I have this really vivid memory of when I was about five years old and my family was out at church for Wednesday night supper (most of the good Southern Baptist churches have Wednesday night supper), which was never anything really magnificent. It was typically something (a bunch of canned foods) thrown together in mass quantities as quickly as possible by volunteers - eerily similar to school cafeteria lunches. On this particular Wednesday, my little five-year-old mind was looking at each pan of food with dread. There was the meat dish, which I was probably okay with. It was the vegetables that made me want to pitch a royal fit worthy of a two-year-old (but I was five and I knew better).
Piles of orange, raisin-speckled sweet potatoes. (Gag!)
Great, big burgundy beet discs floating in a sea of…well, burgundy beet juice. (Double gag!)
There were rarely more than two vegetables on offer at Wednesday night supper (you know, because beets and sweet potatoes go so well together). I watched in horror as the volunteer on the other side of the counter spooned great heaping mounds of sweet potatoes onto the plate that was meant for me. Right beside it, she started to put beets on, but my mother knew that wasn’t going to happen, so I was spared.

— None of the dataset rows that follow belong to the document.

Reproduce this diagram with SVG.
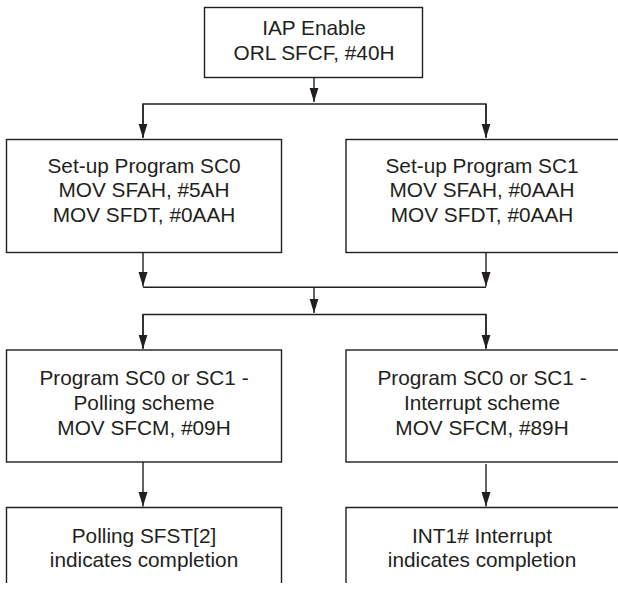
<svg xmlns="http://www.w3.org/2000/svg" width="618" height="592" viewBox="0 0 618 592">
<style>
.box{fill:#fff;stroke:#231f20;stroke-width:1.4}
.ln{fill:none;stroke:#231f20;stroke-width:1.4}
text{font-family:"Liberation Sans",Arial,sans-serif;font-size:20.8px;fill:#231f20;text-anchor:middle}
</style>
<defs>
<marker id="ah" markerUnits="userSpaceOnUse" markerWidth="15" markerHeight="10" viewBox="0 0 15 10" refX="14.5" refY="5" orient="auto">
<path d="M0,0.5 L14.5,5 L0,9.5 Z" fill="#231f20"/>
</marker>
</defs>
<rect width="618" height="592" fill="#fff"/>
<g id="connectors">
<line class="ln" x1="314" y1="77" x2="314" y2="102" marker-end="url(#ah)"/>
<path class="ln" d="M143,137 V104 H486 V137"/>
<line class="ln" x1="143" y1="104" x2="143" y2="138" marker-end="url(#ah)"/>
<line class="ln" x1="486" y1="104" x2="486" y2="138" marker-end="url(#ah)"/>
<line class="ln" x1="143" y1="253" x2="143" y2="286.5" marker-end="url(#ah)"/>
<line class="ln" x1="486" y1="253" x2="486" y2="286.5" marker-end="url(#ah)"/>
<line class="ln" x1="143" y1="287.3" x2="486" y2="287.3"/>
<line class="ln" x1="314" y1="287.3" x2="314" y2="313" marker-end="url(#ah)"/>
<path class="ln" d="M143,348 V314.5 H486 V348"/>
<line class="ln" x1="143" y1="314.5" x2="143" y2="349" marker-end="url(#ah)"/>
<line class="ln" x1="486" y1="314.5" x2="486" y2="349" marker-end="url(#ah)"/>
<line class="ln" x1="143" y1="462" x2="143" y2="506.5" marker-end="url(#ah)"/>
<line class="ln" x1="486" y1="464" x2="486" y2="506.5" marker-end="url(#ah)"/>
</g>
<g id="n-iap">
<rect class="box" x="204.5" y="7.5" width="218" height="70"/>
<text x="314" y="34.5">IAP Enable</text>
<text x="314" y="60">ORL SFCF, #40H</text>
</g>
<g id="n-sc0">
<rect class="box" x="6.5" y="139.5" width="275" height="113"/>
<text x="144" y="172.7">Set-up Program SC0</text>
<text x="144" y="197.2">MOV SFAH, #5AH</text>
<text x="144" y="221.7">MOV SFDT, #0AAH</text>
</g>
<g id="n-sc1">
<rect class="box" x="346" y="139.5" width="274" height="113"/>
<text x="482" y="172.7">Set-up Program SC1</text>
<text x="482" y="197.2">MOV SFAH, #0AAH</text>
<text x="482" y="221.7">MOV SFDT, #0AAH</text>
</g>
<g id="n-poll">
<rect class="box" x="6.5" y="350" width="275" height="112"/>
<text x="144" y="384.5">Program SC0 or SC1 -</text>
<text x="144" y="410">Polling scheme</text>
<text x="144" y="435">MOV SFCM, #09H</text>
</g>
<g id="n-int">
<rect class="box" x="346" y="350" width="274" height="112"/>
<text x="482" y="384.5">Program SC0 or SC1 -</text>
<text x="482" y="410">Interrupt scheme</text>
<text x="482" y="435">MOV SFCM, #89H</text>
</g>
<g id="n-pollsfst">
<path class="ln" d="M6.5,583 V507.5 H281.5 V583"/>
<text x="144" y="542.5">Polling SFST[2]</text>
<text x="144" y="566.5">indicates completion</text>
</g>
<g id="n-int1">
<path class="ln" d="M346,583 V507.5 H620"/>
<text x="482" y="542.5">INT1# Interrupt</text>
<text x="482" y="566.5">indicates completion</text>
</g>
</svg>
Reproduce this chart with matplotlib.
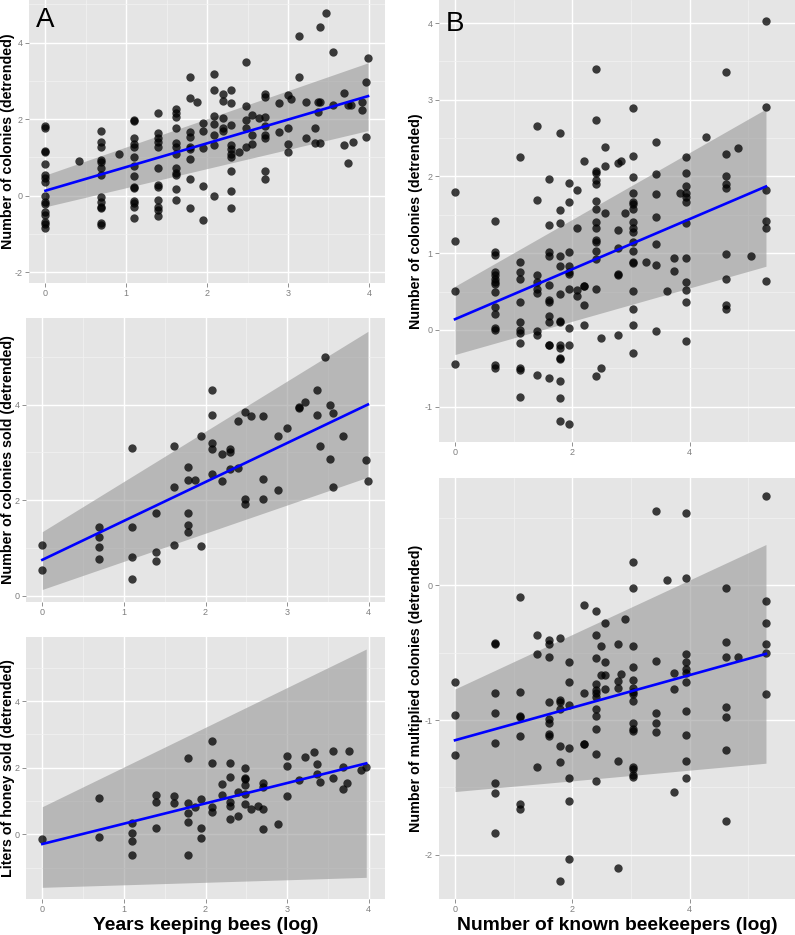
import matplotlib
matplotlib.use("Agg")
import matplotlib.pyplot as plt
from matplotlib.ticker import MultipleLocator

plt.rcParams['font.family'] = ['Liberation Sans', 'DejaVu Sans']
plt.rcParams['axes.unicode_minus'] = False

# ---------------- data ----------------
# Panel A1: years keeping bees (log) vs number of colonies (detrended)
a1_groups = [
    (0.00, [1.82, 1.78, 1.17, 1.15, 0.84, 0.54, 0.45, 0.37, 0.0, -0.17, -0.22, -0.42, -0.5, -0.68, -0.74, -0.85]),
    (0.41, [0.9]),
    (0.69, [1.70, 1.41, 1.28, 0.93, 0.89, 0.71, 0.54, -0.03, -0.16, -0.29, -0.33, -0.72, -0.77]),
    (0.91, [1.09]),
    (1.10, [1.98, 1.95, 1.50, 1.34, 1.28, 1.02, 0.78, 0.51, 0.23, 0.19, -0.14, -0.2, -0.29, -0.57]),
    (1.39, [2.15, 1.65, 1.50, 1.39, 1.28, 0.71, 0.28, 0.22, -0.1, -0.29, -0.37, -0.52]),
    (1.61, [2.26, 2.15, 2.05, 1.76, 1.37, 1.28, 1.1, 0.71, 0.58, 0.54, 0.17, -0.1]),
    (1.79, [3.09, 2.56, 1.67, 1.52, 1.28, 1.21, 0.95, 0.44, -0.33]),
    (1.87, [2.44]),
    (1.95, [1.89, 1.69, 1.24, 0.26, -0.64]),
    (2.08, [3.19, 2.76, 2.09, 1.87, 1.58, 1.32, -0.01]),
    (2.20, [2.65, 2.47, 2.02, 1.76, 1.69]),
    (2.30, [2.76, 2.41, 1.85, 1.32, 1.22, 1.09, 1.02, 0.64, 0.13, -0.33]),
    (2.40, [1.15]),
    (2.48, [3.5, 2.34, 1.98, 1.78, 1.28]),
    (2.56, [2.12, 1.58, 1.35]),
    (2.64, [2.02]),
    (2.71, [2.65, 2.58, 2.06, 1.82, 1.58, 1.5, 0.65, 0.44]),
    (2.89, [2.43, 1.67]),
    (3.00, [2.63, 1.76, 1.35, 1.15]),
    (3.04, [2.52]),
    (3.14, [4.17, 3.11]),
    (3.22, [2.45, 1.5]),
    (3.33, [1.76, 1.38]),
    (3.37, [2.45, 2.18]),
    (3.40, [4.41, 2.45, 1.38]),
    (3.47, [4.78]),
    (3.56, [3.76, 2.37]),
    (3.69, [2.67, 1.32]),
    (3.74, [2.37, 0.86]),
    (3.78, [2.37]),
    (3.81, [1.39]),
    (3.91, [2.45, 2.25]),
    (3.97, [2.98, 1.54]),
    (3.99, [3.59]),
]
a1_fit_x = [0.0, 3.99]
a1_fit_y = [0.13, 2.60]
a1_fit_lo = [-0.29, 1.70]
a1_fit_hi = [0.54, 3.47]

# Panel A2: years keeping bees (log) vs number of colonies sold (detrended)
a2_groups = [
    (0.00, [1.05, 0.54]),
    (0.69, [1.44, 1.22, 1.01, 0.77]),
    (1.10, [3.08, 1.44, 0.8, 0.35]),
    (1.39, [1.74, 0.92, 0.72]),
    (1.61, [3.13, 2.27, 1.05]),
    (1.79, [2.7, 2.42, 1.74, 1.47, 1.33]),
    (1.87, [2.42]),
    (1.95, [3.34, 1.04]),
    (2.08, [4.31, 3.78, 3.19, 3.07, 2.55]),
    (2.20, [2.96, 2.4]),
    (2.30, [3.07, 3.01, 2.65]),
    (2.40, [3.66, 2.67]),
    (2.48, [3.84, 2.02, 1.92]),
    (2.56, [3.75]),
    (2.71, [3.75, 2.44, 2.02]),
    (2.89, [3.34, 2.21]),
    (3.00, [3.5]),
    (3.14, [3.94, 3.92]),
    (3.22, [4.05]),
    (3.37, [4.31, 3.77]),
    (3.40, [3.13]),
    (3.47, [5.0]),
    (3.53, [3.99, 2.85]),
    (3.56, [3.82, 2.27]),
    (3.69, [3.34]),
    (3.97, [2.84]),
    (3.99, [2.39]),
]
a2_fit_x = [0.0, 3.99]
a2_fit_y = [0.75, 4.00]
a2_fit_lo = [0.13, 2.48]
a2_fit_hi = [1.34, 5.53]

# Panel A3: years keeping bees (log) vs liters of honey sold (detrended)
a3_groups = [
    (0.00, [-0.13]),
    (0.69, [1.08, -0.09]),
    (1.10, [0.35, 0.03, -0.19, -0.62]),
    (1.39, [1.18, 0.96, 0.2]),
    (1.61, [1.15, 0.93]),
    (1.79, [2.28, 0.95, 0.65, 0.38, -0.62]),
    (1.87, [0.83]),
    (1.95, [1.05, 0.18, -0.1]),
    (2.08, [2.81, 2.15, 0.83, 0.68]),
    (2.20, [1.51, 1.18]),
    (2.30, [2.13, 1.73, 0.98, 0.86, 0.46]),
    (2.40, [1.26, 0.55]),
    (2.48, [1.98, 1.7, 1.66, 1.48, 1.2, 0.91]),
    (2.56, [0.75]),
    (2.64, [0.85]),
    (2.71, [1.53, 1.41, 0.75, 0.16]),
    (2.89, [0.3]),
    (3.00, [2.35, 2.05, 1.16]),
    (3.14, [1.63]),
    (3.22, [2.33]),
    (3.33, [2.46]),
    (3.37, [2.11, 1.8]),
    (3.40, [1.58]),
    (3.56, [2.5, 1.7]),
    (3.69, [2.03, 1.36]),
    (3.74, [1.53]),
    (3.76, [2.51]),
    (3.91, [1.93]),
    (3.97, [2.03]),
]
a3_fit_x = [0.0, 3.97]
a3_fit_y = [-0.29, 2.13]
a3_fit_lo = [-1.59, -1.29]
a3_fit_hi = [0.83, 5.56]

# Panel B1: number of known beekeepers (log) vs number of colonies (detrended)
b1_groups = [
    (0.00, [1.80, 1.16, 0.51, -0.45]),
    (0.69, [1.42, 1.02, 0.98, 0.76, 0.72, 0.67, 0.63, 0.6, 0.5, 0.3, 0.21, 0.03, 0.0, -0.46, -0.5]),
    (1.10, [2.25, 0.88, 0.76, 0.67, 0.37, 0.1, 0.0, -0.04, -0.17, -0.49, -0.52, -0.88]),
    (1.39, [2.66, 1.70, 0.72, 0.62, 0.54, 0.48, -0.02, -0.06, -0.59]),
    (1.61, [1.97, 1.37, 1.01, 0.96, 0.59, 0.39, 0.37, 0.18, 0.1, -0.19, -0.2, -0.63]),
    (1.79, [2.57, 1.56, 1.39, 0.97, 0.84, 0.47, 0.12, 0.1, -0.2, -0.24, -0.36, -0.38, -0.67, -0.89, -1.19]),
    (1.95, [1.92, 1.67, 1.01, 0.84, 0.75, 0.73, 0.53, 0.03, -0.19, -1.22]),
    (2.08, [1.83, 1.33, 0.52, 0.44]),
    (2.20, [2.2, 0.57, 0.57, 0.32, 0.06]),
    (2.40, [3.4, 2.74, 2.07, 2.05, 1.96, 1.9, 1.68, 1.57, 1.41, 1.33, 1.17, 1.14, 1.03, 0.93, 0.53, -0.6]),
    (2.48, [-0.11, -0.49]),
    (2.56, [2.39, 2.14, 1.52]),
    (2.77, [2.17, 1.3, 1.07, 0.73, 0.72, -0.07]),
    (2.83, [2.2]),
    (2.89, [1.53]),
    (3.04, [2.89, 2.27, 1.99, 1.79, 1.67, 1.64, 1.57, 1.41, 1.33, 1.28, 1.14, 1.03, 0.89, 0.87, 0.51, 0.27, 0.07, -0.3]),
    (3.26, [0.88]),
    (3.43, [2.45, 2.03, 1.77, 1.47, 1.12, 0.85, -0.01]),
    (3.61, [0.51]),
    (3.74, [0.94, 0.77]),
    (3.83, [1.78]),
    (3.93, [2.26, 2.04, 1.87, 1.79, 1.73, 1.67, 1.4, 0.94, 0.62, 0.52, 0.36, -0.14]),
    (4.28, [2.51]),
    (4.62, [3.36, 2.29, 2.0, 1.9, 1.85, 0.99, 0.67, 0.33, 0.27]),
    (4.82, [2.37]),
    (5.05, [0.97]),
    (5.30, [4.03, 2.91, 1.82, 1.42, 1.33, 0.64]),
]
b1_fit_x = [0.0, 5.3]
b1_fit_y = [0.14, 1.87]
b1_fit_lo = [-0.32, 0.83]
b1_fit_hi = [0.57, 2.88]

# Panel B2: number of known beekeepers (log) vs number of multiplied colonies (detrended)
b2_groups = [
    (0.00, [-0.72, -0.96, -1.26]),
    (0.69, [-0.43, -0.44, -0.8, -0.95, -1.17, -1.47, -1.54, -1.84]),
    (1.10, [-0.09, -0.79, -0.97, -0.98, -1.12, -1.62, -1.66]),
    (1.39, [-0.37, -0.51, -1.35]),
    (1.61, [-0.41, -0.44, -0.53, -0.87, -0.99, -1.02, -1.1, -1.12]),
    (1.79, [-0.39, -0.85, -0.87, -0.92, -1.19, -1.31, -2.19]),
    (1.95, [-0.57, -0.72, -0.89, -1.21, -1.43, -1.6, -2.03]),
    (2.20, [-0.15, -0.8, -1.18, -1.18]),
    (2.40, [-0.19, -0.37, -0.54, -0.73, -0.78, -0.8, -0.83, -0.92, -0.97, -1.07, -1.25, -1.45]),
    (2.48, [-0.45, -0.67]),
    (2.56, [-0.28, -0.57, -0.67, -0.77]),
    (2.77, [-0.44, -0.71, -0.76, -1.3, -2.1]),
    (2.83, [-0.66]),
    (2.89, [-0.25]),
    (3.04, [0.17, -0.02, -0.45, -0.61, -0.7, -0.76, -0.79, -0.81, -0.86, -1.02, -1.07, -1.08, -1.35, -1.36, -1.41, -1.42]),
    (3.43, [0.55, -0.56, -0.95, -1.02, -1.09]),
    (3.61, [0.04]),
    (3.74, [-0.65, -0.77, -1.53]),
    (3.93, [0.53, 0.05, -0.51, -0.57, -0.62, -0.65, -0.72, -0.93, -1.11, -1.3, -1.43]),
    (4.62, [-0.02, -0.42, -0.53, -0.9, -0.98, -1.22, -1.75]),
    (4.82, [-0.53]),
    (5.30, [0.66, -0.12, -0.28, -0.44, -0.5, -0.81]),
]
b2_fit_x = [0.0, 5.3]
b2_fit_y = [-1.15, -0.51]
b2_fit_lo = [-1.53, -1.32]
b2_fit_hi = [-0.77, 0.30]

# ---------------- figure ----------------
W, H = 795, 935
fig = plt.figure(figsize=(W / 100, H / 100), dpi=100)


def px_axes(left, top, right, bottom):
    return fig.add_axes([left / W, 1 - bottom / H, (right - left) / W, (bottom - top) / H])


def panel(ax, groups, fx, fy, flo, fhi, xlim, ylim, xmaj, xmin, ymaj, ymin):
    ax.set_facecolor('#E5E5E5')
    for s in ax.spines.values():
        s.set_visible(False)
    ax.set_xlim(*xlim)
    ax.set_ylim(*ylim)
    ax.xaxis.set_major_locator(MultipleLocator(xmaj))
    ax.xaxis.set_minor_locator(MultipleLocator(xmin))
    ax.yaxis.set_major_locator(MultipleLocator(ymaj))
    ax.yaxis.set_minor_locator(MultipleLocator(ymin))
    ax.grid(True, which='major', color='white', linewidth=1.0)
    ax.grid(True, which='minor', color='#F2F2F2', linewidth=0.5)
    ax.set_axisbelow(True)
    ax.tick_params(which='major', length=3, width=0.6, color='#7F7F7F',
                   labelcolor='#7F7F7F', labelsize=6.5, pad=1.5)
    ax.tick_params(which='minor', length=0)
    xs = [gx for gx, ys in groups for _ in ys]
    ys = [y for gx, yv in groups for y in yv]
    ax.fill_between(fx, flo, fhi, color='#999999', alpha=0.6, linewidth=0, zorder=2)
    ax.scatter(xs, ys, s=36, color='black', alpha=0.75, linewidths=0, zorder=3)
    ax.plot(fx, fy, color='#0000FF', linewidth=1.9, zorder=4)


axA1 = px_axes(29.3, 0, 385, 283)
panel(axA1, a1_groups, a1_fit_x, a1_fit_y, a1_fit_lo, a1_fit_hi,
      (-0.2, 4.2), (-2.28, 5.11), 1, 0.5, 2, 1)

axA2 = px_axes(26, 318, 385, 601.7)
panel(axA2, a2_groups, a2_fit_x, a2_fit_y, a2_fit_lo, a2_fit_hi,
      (-0.2, 4.2), (-0.126, 5.81), 1, 0.5, 2, 1)

axA3 = px_axes(26, 636.7, 385, 899)
panel(axA3, a3_groups, a3_fit_x, a3_fit_y, a3_fit_lo, a3_fit_hi,
      (-0.2, 4.2), (-1.94, 5.93), 1, 0.5, 2, 1)

axB1 = px_axes(439, 0, 795, 442)
panel(axB1, b1_groups, b1_fit_x, b1_fit_y, b1_fit_lo, b1_fit_hi,
      (-0.273, 5.795), (-1.46, 4.30), 2, 1, 1, 0.5)

axB2 = px_axes(439, 477.7, 795, 899)
panel(axB2, b2_groups, b2_fit_x, b2_fit_y, b2_fit_lo, b2_fit_hi,
      (-0.273, 5.795), (-2.326, 0.795), 2, 1, 1, 0.5)


def ftext(x, y, s, **kw):
    fig.text(x / W, 1 - y / H, s, **kw)


ylab_kw = dict(rotation=90, ha='center', va='center', fontsize=10.3, fontweight='bold')
ftext(8.5, 141.5, 'Number of colonies (detrended)', **ylab_kw)
ftext(8.5, 460, 'Number of colonies sold (detrended)', **ylab_kw)
ftext(8.5, 768, 'Liters of honey sold (detrended)', **ylab_kw)
ftext(416, 221, 'Number of colonies (detrended)', **ylab_kw)
ftext(416, 688, 'Number of multiplied colonies (detrended)', **ylab_kw)

xlab_kw = dict(ha='center', va='baseline', fontsize=13.9, fontweight='bold')
ftext(205.5, 930.5, 'Years keeping bees (log)', **xlab_kw)
ftext(617, 930.5, 'Number of known beekeepers (log)', **xlab_kw)

ftext(45.5, 20, 'A', ha='center', va='center', fontsize=20)
ftext(455, 24, 'B', ha='center', va='center', fontsize=20)

fig.savefig('out.png', dpi=100)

We went to our table and sat as a family to eat our dinners. I ate everything but that pile of sweet potatoes (with raisins…gah!). When I was had finished everything else, I asked to get dessert, which usually consisted of something like cobbler or cake - desserts that are easy to prepare for the masses.
My mom said no, I couldn’t have any until I finished my sweet potatoes. (Let me just say here and now that this was 100% Mom making decisions. I’m pretty sure my dad was on my side, but he decided to let her have free reign in the encouraging-kids-to-eat-vegetables department.)
I tentatively tried them, and vehemently hated them. And the raisins were just gross. I know I didn’t finish those potatoes and I’m pretty sure I didn’t get to eat dessert that night. My mom and I both learned things, though. My mom learned that when I don’t like a food, there was no power on earth that could persuade me to eat it. And I learned that there was no dessert in the world that was worth choking down sweet potatoes (with raisins - eww) to eat.
Fast forward 26 years later and I have a little boy who is 6 months old and ready for solids. And I’m determined to make every bit of it myself. I didn’t even cringe when I saw sweet potatoes come up as a first food. I figured, why not? Maybe Brandon would like them more than me.
He didn’t just like them, he loved them. Especially when they were all over his face. And, in making them for him, I tried them again - sans raisins. And I liked them, too!
I’ve realized that my palate as an adult has broadened its horizons, branched out and discovered new tastes to enjoy from every food group. I’ve even eaten beets (at a fine dining establishment) that were really good. My mom would have been so impressed.
In fact, when Mom and I worked together once upon a time, we used to go to lunch fairly regularly at Marie Livingston’s - a really awesome steakhouse in Tallahassee. It wasn’t the swankiest, finest steakhouse you’ve ever been to, but it’s really good food at amazing prices. Hello - 8oz. top sirloin, baked potato, salad and a yeast roll that melts in your mouth for $6.41 (incl. tax), um…well, okay, that was over 10 years ago. It was so good I remember how much we paid!
But, I digress. We used to go to Marie’s with our co-workers and sometimes a group of them would order the mushroom appetizer. I would proudly (or was it loudly) proclaim, “You can have mine. I don’t eat fungus.” That usually got me a lecture about what I was missing out on from one or two of the group that I called my 10 moms, since they were all roughly in the same age range. In another turn of events that the 10 moms would appreciate, my palate grew up a little bit again and I’ve begun to appreciate “fungus”. Sometimes.
With my newfound ability to choke down enjoy foods that previously made me give up dessert, my Wednesday night suppers are far more interesting and healthy. So, all you parents of picky eaters, my message to you is that there is still hope. Don’t give up!
And don’t put raisins in my sweet potatoes. THAT will still make me gag.